Aksi serupa sebenarnya telah dilakukan sejak sehari sebelum demonstrasi besar-besaran oleh Aliansi Mahasiswa se-Kota Palu pada Jumat (23/8). Saat itu, spanduk-spanduk dengan ucapan belasungkawa bertuliskan “turut berduka cita atas mati-matinya demokrasi” dan sebuah properti demo berupa nisan bertuliskan “turut berduka cita atas matinya DPR” dipasang di sekitar lokasi.
Meskipun demonstrasi tersebut telah usai, aksi tabur bunga dan tebar lilin ini terus berlanjut. Belakangan, aksi ini juga diisi dengan tulisan-tulisan kritik yang ditujukan kepada aparat kepolisian, yang dianggap represif dalam mengamankan aksi demo sebelumnya. Beberapa tulisan yang mencolok antara lain, “Tembak Polisi anti demokrasi”, “Polisi tidak lagi melindungi”, dan “Beri keadilan untuk para korban represifitas polisi”.
Wahyu, salah satu pemuda yang terlibat dalam aksi tersebut, menyatakan bahwa ia dan rekan-rekannya melanjutkan aksi ini hingga tanggal 27 Agustus, yang mereka sebut sebagai “tahlilan malam ke-7”. Tanggal tersebut bertepatan dengan dibukanya pendaftaran calon kepala daerah untuk Pilkada 2024.
“Aksi tabur bunga dan tebar lilin yang kami lakukan ini menunjukkan bahwa sedang ada duka yang mendalam di negara kita.
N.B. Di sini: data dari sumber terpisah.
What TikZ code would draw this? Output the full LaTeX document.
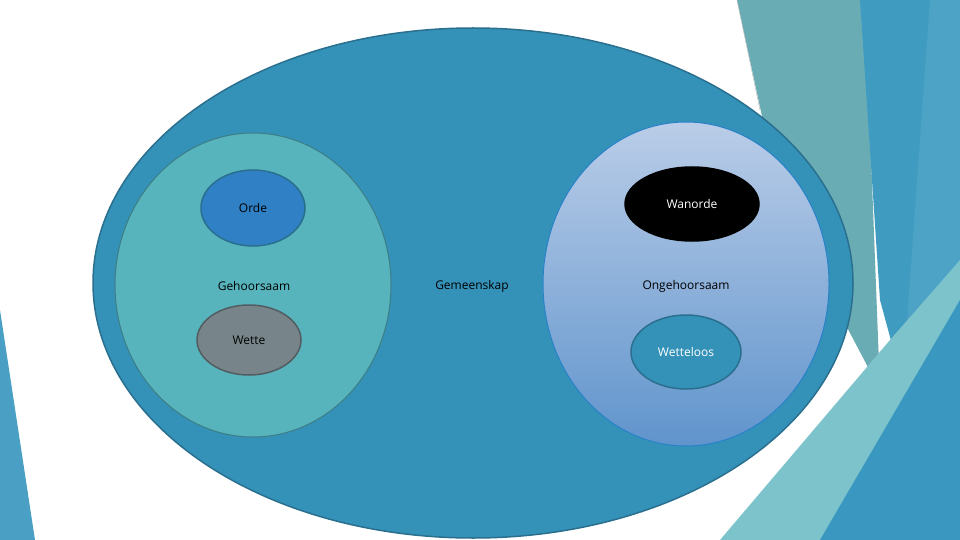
\documentclass[tikz,border=0pt]{standalone}
\usepackage{fontspec}
\setmainfont{Open Sans}
\usetikzlibrary{shapes.geometric}
\definecolor{outerblue}{HTML}{3492B9}
\definecolor{leftteal}{HTML}{57B4BD}
\definecolor{ordeblue}{HTML}{2F80C4}
\definecolor{wettegray}{HTML}{77858A}
\definecolor{edgeblue}{HTML}{2A6F8E}
\begin{document}
\begin{tikzpicture}[x=1pt,y=-1pt,
    blob/.style={ellipse,draw=edgeblue,line width=1.5pt,inner sep=0pt},
    lbl/.style={font=\fontsize{12}{14}\selectfont}]
    \useasboundingbox (0,0) rectangle (960,540);
    % Background panels
    \fill[white] (0,0) rectangle (960,540);
    \fill[color={rgb,255:red,106;green,172;blue,180}] (737,0) -- (865,0) -- (880,390) -- (780,200) -- cycle;
    \fill[color={rgb,255:red,63;green,156;blue,192}] (860,0) -- (960,0) -- (960,540) -- (945,540) -- (880,300) -- cycle;
    \fill[color={rgb,255:red,76;green,163;blue,198}] (930,0) -- (960,0) -- (960,280) -- (900,420) -- cycle;
    \fill[color={rgb,255:red,124;green,195;blue,204}] (720,540) -- (890,340) -- (960,260) -- (960,540) -- cycle;
    \fill[color={rgb,255:red,58;green,151;blue,191}] (820,540) -- (960,300) -- (960,540) -- cycle;
    \fill[color={rgb,255:red,74;green,160;blue,196}] (0,310) -- (35,540) -- (0,540) -- cycle;
    \draw[gray!60,thin] (737,0) -- (760,110);

    % Circles
    \draw[fill=outerblue,draw=edgeblue,line width=1.5pt] (473,283) ellipse [x radius=380,y radius=255];
    \draw[fill=leftteal,draw=leftteal!70!black,line width=1pt] (253,285) ellipse [x radius=138,y radius=152];
    \shade[top color={rgb,255:red,186;green,205;blue,232},bottom color={rgb,255:red,96;green,148;blue,204}] (686,284) ellipse [x radius=143,y radius=162];
    \draw[color={rgb,255:red,40;green,130;blue,200},line width=1pt] (686,284) ellipse [x radius=143,y radius=162];

    % Labels
    \node[blob,fill=ordeblue,minimum width=104pt,minimum height=76pt,lbl] (orde) at (253,208) {Orde};
    \node[blob,fill=wettegray,draw=wettegray!70!black,minimum width=104pt,minimum height=70pt,lbl] (wette) at (249,340) {};
    \node[lbl] (wettetxt) at (249,340) {Wette};
    \node[blob,fill=black,draw=black,minimum width=134pt,minimum height=74pt,lbl,text=white] (wanorde) at (692,204) {Wanorde};
    \node[blob,fill=outerblue,minimum width=110pt,minimum height=74pt,lbl,text=white] (wetteloos) at (686,352) {Wetteloos};
    \node[lbl] (gehoor) at (254,286) {Gehoorsaam};
    \node[lbl] (gemeen) at (472,286) {Gemeenskap};
    \node[lbl] (ongehoor) at (686,286) {Ongehoorsaam};
\end{tikzpicture}
\end{document}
Tiga lembaga negara, yaitu eksekutif, legislatif, dan yudikatif, saat ini sedang mengalami krisis yang parah,” tegas Wahyu.
Mahasiswa Universitas Tadulako ini mengungkapkan bahwa putusan MK mengenai RUU Pilkada seolah membawa Indonesia kembali ke masa Orde Baru, di mana mahasiswa harus turun ke jalan dalam demonstrasi besar-besaran untuk melawan rezim yang berkuasa.
Diketahui, setelah aksi demonstrasi tersebut, Aliansi Masyarakat Sipil Sulteng melaporkan bahwa empat orang mengalami luka-luka akibat bentrokan antara demonstran dan aparat keamanan.
“Ada beberapa orang yang tumbang setelah aksi, tapi pihak Polres masih bungkam soal itu. Melalui aksi ini, saya ingin menyampaikan duka ini kepada semua orang,” pungkas Wahyu.